Meine Hochachtung gilt insbesondere aber auch John Lundgren, der trotz der Zumutung, Wotan als barbarischen Diktator darstellen zu müssen, seinem Part wenig schuldig bleibt- außer dem zärtlichen Ausdruck für seine Wunschmaid im Moment des Lebewohls, was aber angesichts der falsch verordneten Rollengestaltung nicht verlangt werden kann. Ich war sehr gespannt, wie dieser Wotan sich von seiner Brünnhilde verabschieden würde, und jetzt, halten Sie sich fest: Er küsst sie, nachdem er eben noch ganz böse geguckt hat, aber ohne erkennbare Emotionen wie eine Geliebte auf den Mund. Wurde da aus Brünnhilde unversehens Eva Braun? Und vielleicht haben wir ja in dem echten Schäferhund, der zum Vorspiel durch Hundings Hütte irrte, auch Hitlers Hündin Blondi gesehen? Es gibt wohl nichts, was bei Herheim nicht denkbar erschiene.

Immerhin um einen Bilderbuch-Siegmund ist die Wagnerwelt dank Brandon Jovanovich reicher. An der einen oder anderen hohen Stelle würde man ihm zwar ein wenig mehr Belcanto und Geschmeidigkeit wünschen, aber immerhin hat er die große Stimme für die Partie und gibt zudem mit seiner schlanken, jugendlichen Erscheinung einen glaubwürdigen, begehrenswerten Zwillingsbruder.
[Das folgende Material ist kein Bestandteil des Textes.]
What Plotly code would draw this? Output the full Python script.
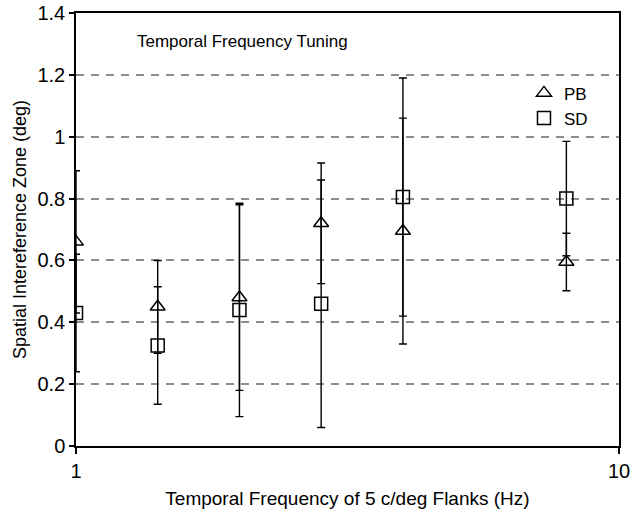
import plotly.graph_objects as go

# Data
freq_hz = [1.0, 1.414, 2.0, 2.828, 4.0, 8.0]
pb_values = [0.66, 0.45, 0.48, 0.72, 0.695, 0.595]
pb_errors = [0.23, 0.15, 0.30, 0.195, 0.365, 0.093]
sd_values = [0.43, 0.325, 0.44, 0.46, 0.805, 0.80]
sd_errors = [0.19, 0.19, 0.345, 0.40, 0.385, 0.185]

y_tick_vals = [0, 0.2, 0.4, 0.6, 0.8, 1.0, 1.2, 1.4]
y_tick_text = ["0", "0.2", "0.4", "0.6", "0.8", "1", "1.2", "1.4"]
x_tick_vals = [1, 10]
x_tick_text = ["1", "10"]

FONT = "Liberation Sans, Arial, sans-serif"

fig = go.Figure()
fig.add_trace(go.Scatter(
    x=freq_hz, y=pb_values, mode="markers", name="PB",
    marker=dict(symbol="triangle-up-open", size=13, color="black",
                line=dict(width=1.5, color="black")),
    error_y=dict(type="data", array=pb_errors, visible=True,
                 color="black", thickness=1.4, width=4),
))
fig.add_trace(go.Scatter(
    x=freq_hz, y=sd_values, mode="markers", name="SD",
    marker=dict(symbol="square-open", size=13, color="black",
                line=dict(width=1.5, color="black")),
    error_y=dict(type="data", array=sd_errors, visible=True,
                 color="black", thickness=1.4, width=4),
))

fig.add_annotation(
    text="Temporal Frequency Tuning", xref="paper", yref="paper",
    x=0.109, y=0.935, xanchor="left", yanchor="middle", showarrow=False,
    font=dict(family=FONT, size=17, color="black"),
)

fig.update_layout(
    width=642, height=509,
    margin=dict(l=76, r=23, t=13, b=63),
    paper_bgcolor="white", plot_bgcolor="white",
    font=dict(family=FONT, size=19, color="black"),
    showlegend=True,
    legend=dict(x=0.825, y=0.856, xanchor="left", yanchor="top",
                bgcolor="rgba(0,0,0,0)", itemsizing="trace",
                font=dict(family=FONT, size=17, color="black"),
                tracegroupgap=0),
    xaxis=dict(
        type="log", range=[0, 1], automargin=False,
        tickmode="array", tickvals=x_tick_vals, ticktext=x_tick_text,
        tickfont=dict(family=FONT, size=20),
        ticks="outside", ticklen=6, tickwidth=1.5, tickcolor="black",
        showline=True, linecolor="black", linewidth=1.5, mirror=True,
        showgrid=False, zeroline=False,
        title=dict(text="Temporal Frequency of 5 c/deg Flanks (Hz)",
                   font=dict(family=FONT, size=19), standoff=12),
    ),
    yaxis=dict(
        range=[0, 1.4], automargin=False,
        tickmode="array", tickvals=y_tick_vals, ticktext=y_tick_text,
        tickfont=dict(family=FONT, size=20),
        ticks="outside", ticklen=5, tickwidth=1.5, tickcolor="black",
        showline=True, linecolor="black", linewidth=1.5, mirror=True,
        showgrid=True, gridcolor="#8c8c8c", gridwidth=1.5, griddash="8px,7px",
        zeroline=False,
        title=dict(text="Spatial Intereference Zone (deg)",
                   font=dict(family=FONT, size=18), standoff=6),
    ),
)

# Remove the browser's default 8px page margin so the figure sits at (0, 0),
# and hide the interactive mode bar.
fig.write_html("out.html", config={"displayModeBar": False},
               post_script="document.body.style.margin='0';")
Mit ihrem nicht weniger profunden Mezzo beeindruckt Annika Schlicht als eine nicht nur hysterische keifende, sondern bemerkenswert unsympathische, böse Fricka. Andrew Harris gibt mit seinem kernigen Bassbariton einen strengen, aber nicht ganz so abgrundtief bösen Hunding.

Am Ende, wenn es auf der Bühne noch einmal ganz absurd wird und Herheim eine Wagner-Karikatur Geburtshilfe auf dem Flügel leisten- und  Sieglinde ihren Sohn Siegfried zur Welt bringen lässt, wächst das Bedauern, all diese guten Sänger nicht in einer konzertanten Aufführung erlebt zu haben. Allein schon eine so bedeutsame Szene wie Brünnhildes „Todesverkündigung“, die hier verpufft, weil sie das Orchester zu spannungslos einleitet und Brünnhilde schon lange zuvor ihren Aufritt hatt, wäre ganz anders zur Wirkung gekommen.

Wiewohl dankbar für eine Wagneroper in Corona-Zeiten machte das Berliner Premierenpublikum  seinem Frust über die verkorkste Inszenierung hörbar Luft. Verdiente Bravos gab es für die Sängerinnen und Sänger.